Beyond the fees generated from the transfer of funds however, it’s worth considering whether there are other more effective ways for Gulf investors to tap into the potential of the Philippines market, by leveraging its unique proposition as a country.
Southeast Asia has emerged as a digital battleground for tech startups in recent years. For example, Singapore-based ride hailing app, Grab, which is backed by Softbank Vision Fund, Saudi Arabia’s Public Investment Fund, and Abu Dhabi’s Mubadala, has been competing head-to-head with Go-Jek, another popular ride-hailing app from Indonesia, backed by Google, Tencent, and KKR & Co.
These ride-hailing startups, with valuations hovering around or above $10 billion, have morphed into “super apps” offering financial services, food and grocery delivery, housekeeping, and even wellness services like massages. Their success and continuous growth are largely underpinned by their strong presence across Southeast Asia, marketing their products and services aggressively through mobiles to 600 million plus consumers, with a strong focus on the localization of their propositions.
Yet, despite their growing influence with consumers, there is one market where more can be done by tech giants like these– that is the Philippines.
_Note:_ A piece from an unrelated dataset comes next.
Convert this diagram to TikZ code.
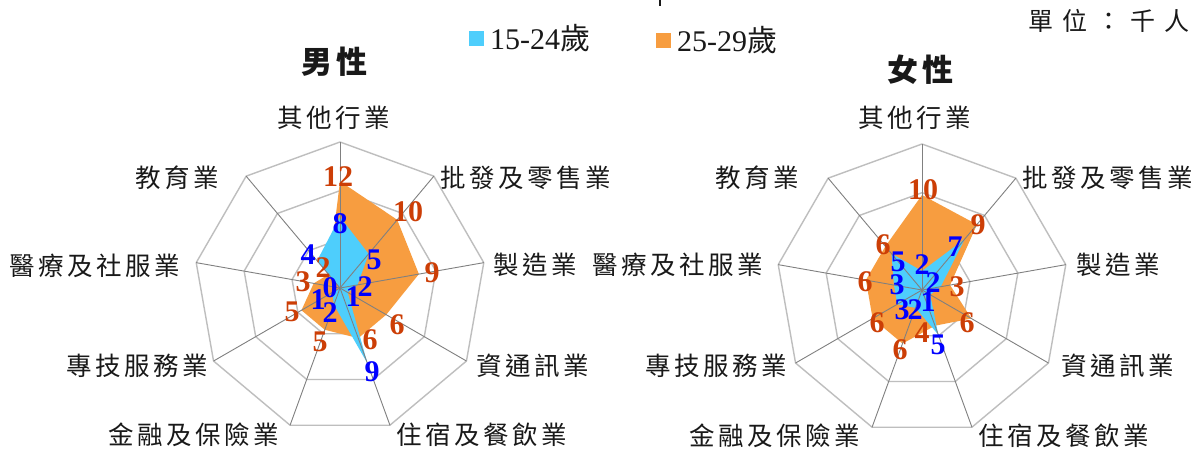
\documentclass[tikz,border=0pt]{standalone}
\usepackage{fontspec}
\setmainfont{Liberation Serif}
\newfontfamily\cjk{Noto Sans CJK TC}
\definecolor{fillblue}{RGB}{78,206,252}
\definecolor{fillorange}{RGB}{247,157,64}
\definecolor{valblue}{RGB}{0,0,255}
\definecolor{valorange}{RGB}{204,62,6}
\definecolor{ringgray}{RGB}{190,190,190}
\definecolor{spokegray}{RGB}{128,128,128}
\definecolor{txt}{RGB}{25,25,25}
\def\cjksp#1#2{\def\cjkgapval{#1}\cjkspA#2\relax}
\def\cjkspA#1#2{#1\ifx\relax#2\else\kern\cjkgapval\relax\expandafter\cjkspA\expandafter#2\fi}
\begin{document}
\begin{tikzpicture}[x=1pt,y=-1pt,
  ring/.style={draw=ringgray, line width=1.4pt, line join=round},
  spoke/.style={draw=spokegray, line width=0.9pt},
  orfill/.style={fill=fillorange},
  blfill/.style={fill=fillblue},
  bv/.style={text=valblue, font=\fontsize{30}{30}\selectfont\bfseries, inner sep=0pt},
  ov/.style={text=valorange, font=\fontsize{30}{30}\selectfont\bfseries, inner sep=0pt},
  cat/.style={font=\cjk\fontsize{25.5}{25.5}\selectfont, text=txt, inner sep=0pt},
  ttl/.style={font=\cjk\bfseries\fontsize{31}{31}\selectfont, text=txt, inner sep=0pt},
  legtxt/.style={font=\fontsize{30}{30}\selectfont, text=txt, inner sep=0pt, anchor=west},
  unit/.style={font=\cjk\fontsize{25}{25}\selectfont, text=txt, inner sep=0pt}
]
\useasboundingbox (0,0) rectangle (1200,450);
\fill[white] (0,0) rectangle (1200,450);

% ---------- left chart (male) ----------
\begin{scope}[shift={(340,288)}, yscale=-1]
  \coordinate (cL) at (0,0);
  \foreach \r in {48.67,97.33,146}{
    \draw[ring] (90:\r) -- (50:\r) -- (10:\r) -- (-30:\r) -- (-70:\r) -- (-110:\r) -- (-150:\r) -- (170:\r) -- (130:\r) -- cycle;}
  \fill[orfill] (90:106.8) -- (50:89) -- (10:80.1) -- (-30:53.4) -- (-70:53.4) -- (-110:44.5) -- (-150:44.5) -- (170:26.7) -- (130:17.8) -- cycle;
  \fill[blfill] (90:71.2) -- (50:44.5) -- (10:17.8) -- (-30:8.9) -- (-70:80.1) -- (-110:17.8) -- (-150:8.9) -- (0,0) -- (130:35.6) -- cycle;
  \foreach \a [count=\i] in {90,50,10,-30,-70,-110,-150,170,130}{
    \coordinate (Lv\i) at (\a:146);
    \draw[spoke] (cL) -- (Lv\i);}
\end{scope}

% ---------- right chart (female) ----------
\begin{scope}[shift={(922,290)}, yscale=-1]
  \coordinate (cR) at (0,0);
  \foreach \r in {48.67,97.33,146}{
    \draw[ring] (90:\r) -- (50:\r) -- (10:\r) -- (-30:\r) -- (-70:\r) -- (-110:\r) -- (-150:\r) -- (170:\r) -- (130:\r) -- cycle;}
  \fill[orfill] (90:95) -- (50:85.5) -- (10:28.5) -- (-30:57) -- (-70:38) -- (-110:57) -- (-150:57) -- (170:57) -- (130:57) -- cycle;
  \fill[blfill] (90:19) -- (50:66.5) -- (10:19) -- (-30:9.5) -- (-70:47.5) -- (-110:19) -- (-150:28.5) -- (170:28.5) -- (130:47.5) -- cycle;
  \foreach \a [count=\i] in {90,50,10,-30,-70,-110,-150,170,130}{
    \coordinate (Rv\i) at (\a:146);
    \draw[spoke] (cR) -- (Rv\i);}
\end{scope}

% ---------- left data labels ----------
\node[ov] (Lo1) at (338,177) {12};
\node[ov] (Lo2) at (408,212) {10};
\node[ov] (Lo3) at (432,273) {9};
\node[ov] (Lo4) at (397,325) {6};
\node[ov] (Lo5) at (370,340) {6};
\node[ov] (Lo6) at (320,342) {5};
\node[ov] (Lo7) at (292,312) {5};
\node[ov] (Lo8) at (303,282) {3};
\node[ov] (Lo9) at (323,268) {2};
\node[bv] (Lb1) at (340,224) {8};
\node[bv] (Lb2) at (374,260) {5};
\node[bv] (Lb3) at (365,287) {2};
\node[bv] (Lb4) at (353,297) {1};
\node[bv] (Lb5) at (372,372) {9};
\node[bv] (Lb6) at (330,313) {2};
\node[bv] (Lb7) at (318,300) {1};
\node[bv] (Lb8) at (330,288) {0};
\node[bv] (Lb9) at (308,255) {4};

% ---------- right data labels ----------
\node[ov] (Ro1) at (923,190) {10};
\node[ov] (Ro2) at (978,225) {9};
\node[ov] (Ro3) at (957,287) {3};
\node[ov] (Ro4) at (967,323) {6};
\node[ov] (Ro5) at (922,333) {4};
\node[ov] (Ro6) at (900,350) {6};
\node[ov] (Ro7) at (877,323) {6};
\node[ov] (Ro8) at (865,282) {6};
\node[ov] (Ro9) at (883,245) {6};
\node[bv] (Rb1) at (922,265) {2};
\node[bv] (Rb2) at (955,247) {7};
\node[bv] (Rb4) at (928,302) {1};
\node[bv] (Rb3) at (933,283) {2};
\node[bv] (Rb5) at (938,345) {5};
\node[bv] (Rb6) at (915,310) {2};
\node[bv] (Rb7) at (902,310) {3};
\node[bv] (Rb8) at (897,285) {3};
\node[bv] (Rb9) at (898,262) {5};

% ---------- category labels ----------
\node[cat] (Lc1) at (334,118) {\cjksp{3.5pt}{其他行業}};
\node[cat] (Lc2) at (526,178) {\cjksp{3.5pt}{批發及零售業}};
\node[cat] (Lc3) at (535,265) {\cjksp{3.5pt}{製造業}};
\node[cat] (Lc4) at (533,366) {\cjksp{3.5pt}{資通訊業}};
\node[cat] (Lc5) at (482,435) {\cjksp{3.5pt}{住宿及餐飲業}};
\node[cat] (Lc6) at (194,435) {\cjksp{3.5pt}{金融及保險業}};
\node[cat] (Lc7) at (137,366) {\cjksp{3.5pt}{專技服務業}};
\node[cat] (Lc8) at (95,266) {\cjksp{3.5pt}{醫療及社服業}};
\node[cat] (Lc9) at (177,178) {\cjksp{3.5pt}{教育業}};

\node[cat] (Rc1) at (915,118) {\cjksp{3.5pt}{其他行業}};
\node[cat] (Rc2) at (1108,178) {\cjksp{3.5pt}{批發及零售業}};
\node[cat] (Rc3) at (1118,265) {\cjksp{3.5pt}{製造業}};
\node[cat] (Rc4) at (1118,366) {\cjksp{3.5pt}{資通訊業}};
\node[cat] (Rc5) at (1064,436) {\cjksp{3.5pt}{住宿及餐飲業}};
\node[cat] (Rc6) at (775,436) {\cjksp{3.5pt}{金融及保險業}};
\node[cat] (Rc7) at (716,366) {\cjksp{3.5pt}{專技服務業}};
\node[cat] (Rc8) at (678,265) {\cjksp{3.5pt}{醫療及社服業}};
\node[cat] (Rc9) at (757,178) {\cjksp{3.5pt}{教育業}};

% ---------- titles, legend, unit ----------
\node[ttl] (tM) at (334,62) {\cjksp{4pt}{男性}};
\node[ttl] (tF) at (920,70) {\cjksp{4pt}{女性}};
\fill[fillblue] (469,31) rectangle (484,46);
\node[legtxt] (lg1) at (490,38) {15-24{\cjk 歲}};
\fill[fillorange] (656,33) rectangle (671,48);
\node[legtxt] (lg2) at (677,40) {25-29{\cjk 歲}};
\node[unit] (un) at (1109,21) {\cjksp{9pt}{單位：千人}};
\draw[txt, line width=1.2pt] (660,0) -- (660,6);
\end{tikzpicture}
\end{document}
Although Grab and Go-Jek have established a presence in the Philippines market, there remains huge untapped potential to be claimed. This is particularly true in the fintech, e-commerce, services, and entertainment sectors, where no dominant startup exists thus far.
While both Grab and Go-Jek have had teething problems, and haven’t had the best ride with regulators, it’s worth approaching the Philippines market differently. For starters, Gulf investors can find solutions to similar problems that the Southeast Asian unicorns are trying to address, by tapping into the large Filipino community which exists right here in the Middle East region.
By developing a deep understanding of the Filipino market’s needs, culture, and behavior, Gulf investors can fund businesses who can put together compelling digital propositions that can first be implemented in the Gulf, followed immediately by entry into the Philippines market. This not only provides Gulf investors valuable insights into the buying patterns within the community in the Gulf, but will also help them achieve a strong advantage over digital competitors when they do enter the Filipino market.
A few Filipino companies have recognized the opportunity to tap the Philippine market in the Gulf, and have established a presence in the region such as F&B giant Jollibee, the Philippines’ largest bank BDO, and media and entertainment leader ABS-CBN. They and others like them can be key partners in addressing the Filipino market digitally from the Gulf.
By attracting more Filipino companies as partners to invest in the Gulf, and address regional opportunities relevant to the Philippines market, Gulf investors will have a strong incentive to invest in, or with them, to pursue growth, and implement digital propositions. This exchange of capital and opportunities must form the basis for a cross-border partnership that can not only address the digital consumer, but can also be extended into large-scale capital investments in energy, infrastructure, and logistics later.
Investing in startups alone is not the key; partnering with a proven, blue-chip, Filipino partner with a long-term interest to be in the region will make all the difference.